Studio: TLA Releasing
Director: Yudai Yamaguchi, Junichi Yamamoto
Writer: Junya Kato, Yudai Yamaguchi, Yukihiko Yamaguchi, Junichi Yamamoto
Producer: Yukihiko Yamaguchi, Chikako Nakabayashi, Manabu Shinoda
Stars: Issei Takahashi, Aoba Kawai, Kenichi Kawasaki, Taro Suwa, Shoichiro Masumoto, Ayano Yamamoto, Tohru Tezuka
Alien parasites of unknown origin transform human hosts into robot/creature hybrids that battle each other to the death.
You could make a game show out of people watching “Meatball Machine” and challenging contestants to be first to describe what the plot is. The problem is that it would be almost an hour before anybody buzzed in with a guess.
Good luck getting a grip on the movie in its earliest moments. Frantically framed shots sometimes center on nothing of particular import. Edits often cut hectically or abruptly fade with no real rhyme or reason.
I’d take out a red pen to mark up the film for looking like it was shot on videotape in one hell of a hurry by someone with a head fueled more by caffeine and cocaine than sensible cinema knowledge. Except the joke might be on me because the slapdash style of slaughter and silliness is all part of the project’s persistent punk rock attitude.
Since almost anything goes when describing the movie, “Meatball Machine” is a furious frenzy of “Turbo Kid” (review here) meets Troma mixing the maniac musicians of GWAR with the tiny terrors of Full Moon’s “Puppet Master” in full-size form. It’s essentially only one kaiju and giant robot away from being a kitchen sink stew of everything amazing and absurdist about nutty Japanese pop culture stuffed into one midnight movie. I can’t imagine its target audience, whoever that is, would want it any other way.
This is the spot where a standard summary should go, but I have nearly no idea where to start, end, or what to even put in between. The story, such as there is one, concerns alien parasites of unknown origin that transform human hosts into “necroborgs,” monstrous mutations with robot parts and organic appendages that fight each other to the death.
Forget common sense questions such as how and why.
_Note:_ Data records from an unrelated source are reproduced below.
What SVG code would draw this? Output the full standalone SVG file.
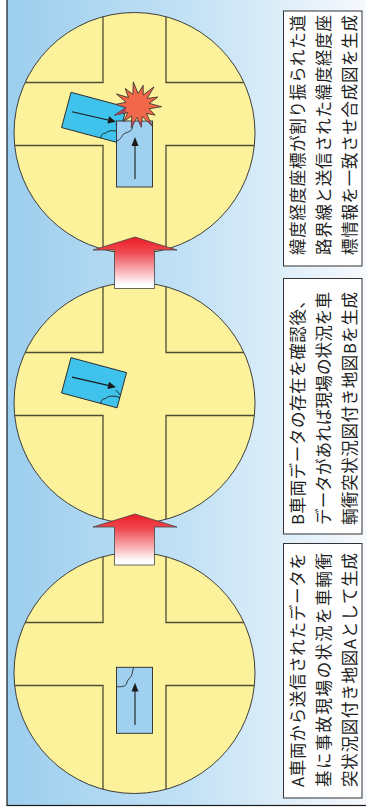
<svg xmlns="http://www.w3.org/2000/svg" xmlns:xlink="http://www.w3.org/1999/xlink" width="366" height="807" viewBox="0 0 366 807">
  <defs>
    <linearGradient id="bg" x1="7" y1="0" x2="366" y2="0" gradientUnits="userSpaceOnUse">
      <stop offset="0" stop-color="#9cceee"/>
      <stop offset="0.5" stop-color="#c2e1f5"/>
      <stop offset="1" stop-color="#f6f9fd"/>
    </linearGradient>
    <linearGradient id="upGrad" x1="0" y1="0" x2="0" y2="1">
      <stop offset="0" stop-color="#ec1c24"/>
      <stop offset="0.3" stop-color="#ef4a52"/>
      <stop offset="0.92" stop-color="#ffffff"/>
      <stop offset="1" stop-color="#ffffff"/>
    </linearGradient>
    <style>
      .disc { fill: #fdf29c; stroke: #2a2a2a; stroke-width: 0.9; }
      .road { fill: none; stroke: #4f4b36; stroke-width: 1.3; }
      .carA { fill: #9fd0ef; stroke: #2a2a2a; stroke-width: 0.9; }
      .carB { fill: #3fc3ec; stroke: #2a2a2a; stroke-width: 0.9; }
      .dir { stroke: #1a1a1a; stroke-width: 1.1; fill: none; }
      .head { fill: #1a1a1a; }
      .dent { fill: none; stroke: #1a1a1a; stroke-width: 0.8; }
      .flow { fill: url(#upGrad); stroke: #444; stroke-width: 0.8; }
      .box { fill: #ffffff; stroke: #333; stroke-width: 1; }
      .cap { font-family: "Noto Sans CJK JP", "Noto Sans", sans-serif; font-size: 16.5px; fill: #1e1e1e; dominant-baseline: central; }
    </style>
    <!-- crossroads disc, centred at y = 0 -->
    <g id="junction">
      <circle class="disc" cx="134.5" cy="0" r="120.5"/>
      <path class="road" d="M103,-116.3 V-50.5 H25.1"/>
      <path class="road" d="M166,-116.3 V-50.5 H243.9"/>
      <path class="road" d="M103,116.3 V12.5 H14.65"/>
      <path class="road" d="M166,116.3 V12.5 H254.35"/>
    </g>
    <!-- vehicle B in its own frame (before rotation) -->
    <g id="vehB">
      <rect class="carB" x="0" y="0" width="57.5" height="36.5"/>
      <line class="dir" x1="6" y1="18.5" x2="44" y2="17.1"/>
      <polygon class="head" points="51,16.8 43,13.3 43.3,20.8"/>
      <path class="dent" d="M40.5,36.5 C40,33 41.5,31 44,30.5 C46,27 50,25.5 57.5,25.8"/>
      <path class="dent" d="M51.5,19.5 L57.5,23.5"/>
    </g>
    <clipPath id="carsClip">
      <rect x="0" y="0" width="57.5" height="36.5" transform="translate(71,92.3) rotate(15)"/>
      <rect x="116.5" y="121" width="36" height="66"/>
    </clipPath>
  </defs>

  <!-- framed background -->
  <rect x="7" y="-2" width="362" height="807.5" fill="url(#bg)" stroke="#1a1a1a" stroke-width="1.2"/>

  <!-- top panel: merged collision map -->
  <g id="panel-merged">
    <use xlink:href="#junction" y="133"/>
    <use xlink:href="#vehB" transform="translate(71,92.3) rotate(15)"/>
    <g id="merged-carA">
      <rect class="carA" x="116.5" y="121" width="36" height="66"/>
      <line class="dir" x1="135" y1="179" x2="135" y2="144"/>
      <polygon class="head" points="135,137 131.5,146 138.5,146"/>
      <path class="dent" d="M133.5,121 L132,129 C130,132.5 126.5,132 123.5,134 C121.5,136 121.5,139.5 116.5,141"/>
    </g>
    <g id="impact">
      <polygon fill="#f0674a" stroke="#2a2a2a" stroke-width="0.8" points="133.3,81.9 138.1,93.5 143.2,85.3 143.2,95 154,86.8 147.2,98.5 157.8,97 149.3,103.4 161.5,106.7 149.1,108.8 155.1,115.1 146.5,113.4 152.1,125.8 142.2,116.6 141.3,127.2 136.9,117.5 131.3,127.6 131.8,116 123.6,121.3 127.8,112.5 114.5,115.2 125.7,107.6 115.5,104.4 126,102.3 116.4,94 128.5,97.6 125.2,88.5 132.8,94.4"/>
      <polygon fill="#a3455b" clip-path="url(#carsClip)" points="133.3,81.9 138.1,93.5 143.2,85.3 143.2,95 154,86.8 147.2,98.5 157.8,97 149.3,103.4 161.5,106.7 149.1,108.8 155.1,115.1 146.5,113.4 152.1,125.8 142.2,116.6 141.3,127.2 136.9,117.5 131.3,127.6 131.8,116 123.6,121.3 127.8,112.5 114.5,115.2 125.7,107.6 115.5,104.4 126,102.3 116.4,94 128.5,97.6 125.2,88.5 132.8,94.4"/>
    </g>
  </g>

  <!-- middle panel: map B -->
  <g id="panel-b">
    <use xlink:href="#junction" y="403"/>
    <use xlink:href="#vehB" transform="translate(71,357.7) rotate(15)"/>
  </g>

  <!-- bottom panel: map A -->
  <g id="panel-a">
    <use xlink:href="#junction" y="673"/>
    <rect class="carA" x="116.5" y="667.3" width="36" height="66"/>
    <line class="dir" x1="135" y1="725" x2="135" y2="690"/>
    <polygon class="head" points="135,682.7 131.5,691.5 138.5,691.5"/>
    <path class="dent" d="M133.5,667.3 L131.8,675 C130,679 127.5,679 126.7,683 C126,686 124.5,686.8 116.5,686.8"/>
  </g>

  <!-- upward flow arrows -->
  <g id="connectors">
    <polygon class="flow" points="135,237 177,250 154.5,250 154.5,288.5 114.5,288.5 114.5,250 93,250"/>
    <polygon class="flow" points="135,514 177,527 154.5,527 154.5,565 114.5,565 114.5,527 93,527"/>
  </g>

  <!-- captions -->
  <g id="caption-merged">
    <rect class="box" x="283.5" y="11" width="78.5" height="255"/>
    <g transform="rotate(-90)">
      <text class="cap" x="-255" y="296.5" textLength="240" lengthAdjust="spacing">緯度経度座標が割り振られた道</text>
      <text class="cap" x="-255" y="322.5" textLength="240" lengthAdjust="spacing">路界線と送信された緯度経度座</text>
      <text class="cap" x="-255" y="348.5" textLength="240" lengthAdjust="spacing">標情報を一致させ合成図を生成</text>
    </g>
  </g>
  <g id="caption-b">
    <rect class="box" x="283.5" y="278.5" width="78.5" height="255.5"/>
    <g transform="rotate(-90)">
      <text class="cap" x="-525" y="296.5" textLength="233" lengthAdjust="spacing">B車両データの存在を確認後、</text>
      <text class="cap" x="-525" y="322.5" textLength="233" lengthAdjust="spacing">データがあれば現場の状況を車</text>
      <text class="cap" x="-525" y="348.5" textLength="233" lengthAdjust="spacing">輌衝突状況図付き地図Bを生成</text>
    </g>
  </g>
  <g id="caption-a">
    <rect class="box" x="283.5" y="543.5" width="78.5" height="254.5"/>
    <g transform="rotate(-90)">
      <text class="cap" x="-787" y="296.5" textLength="234" lengthAdjust="spacing">A車両から送信されたデータを</text>
      <text class="cap" x="-787" y="322.5" textLength="234" lengthAdjust="spacing">基に事故現場の状況を車輌衝</text>
      <text class="cap" x="-787" y="348.5" textLength="234" lengthAdjust="spacing">突状況図付き地図Aとして生成</text>
    </g>
  </g>
</svg>
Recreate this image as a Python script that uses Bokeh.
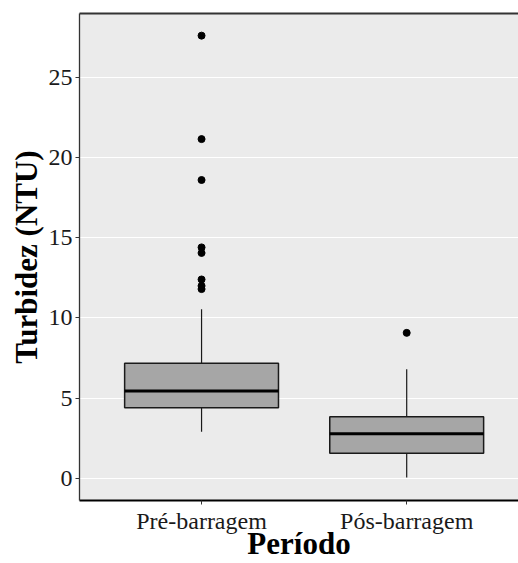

The only other thing you need to know is there is a warped romance at the center involving a lonely woman and lonelier man tragically forced to fight one another in hideous hybrid form.
Actually, that’s not the only other thing you need to know. I don’t know why I said that. Blame the movie for rewiring my mind with a confounding barrage of “wha huhs?” and WTFs.
Sample a smattering of select setups listed in random order below. This is the teeter-totter of personal taste boundaries determining whether you’re likely to respond to “Meatball Machine” with a “hell yeah” or a “hell no.”
· A power drill tears into an eyeball like it is a soft-boiled egg.
· A transvestite beats a man outside of a porno theater for turning down an unsolicited handjob.
· A woman is nearly date-raped by an aggressive coworker.
· That same woman is tentacle-raped by creature tendrils that turn her into a necroborg through sexual assault.
· Masturbation. Suicide. Barf. Exploding heads. Exploding children. If it’s disgusting or confrontational, but wild or weird, “Meatball Machine” goes for it.
“Meatball Machine” is a 90-minute remake of a 70-minute version from 1999. I have to believe that shorter length was probably just fine since the final half hour of this 2005 edition is mostly an endless extravaganza of graphic gore. Yet once again, I defer to the idea that those who go gaga for a goopy splatterfest that functions better as a special effects demo reel than it does as a feature film probably have no problem with an overstayed welcome for excessive red rain and chunky body part showers.
Is “Meatball Machine” a quality-made motion picture with narrative merit? Not on your life. Is it a tentacles-to-the-wall acid trip of alien body horror, monster on monster mayhem, and more blood than the Red Cross sees donated in a year? Most definitely.
Using a scale of normalcy, the only fair way to rate something so out of its gourd is with a middle-splitting 50/100. Odds are even that could be 50 points too high or fifty points too low. With “Meatball Machine,” there’s nearly no way of knowing anything for certain.
NOTE: The film's Japanese title is "Mitoboru mashin."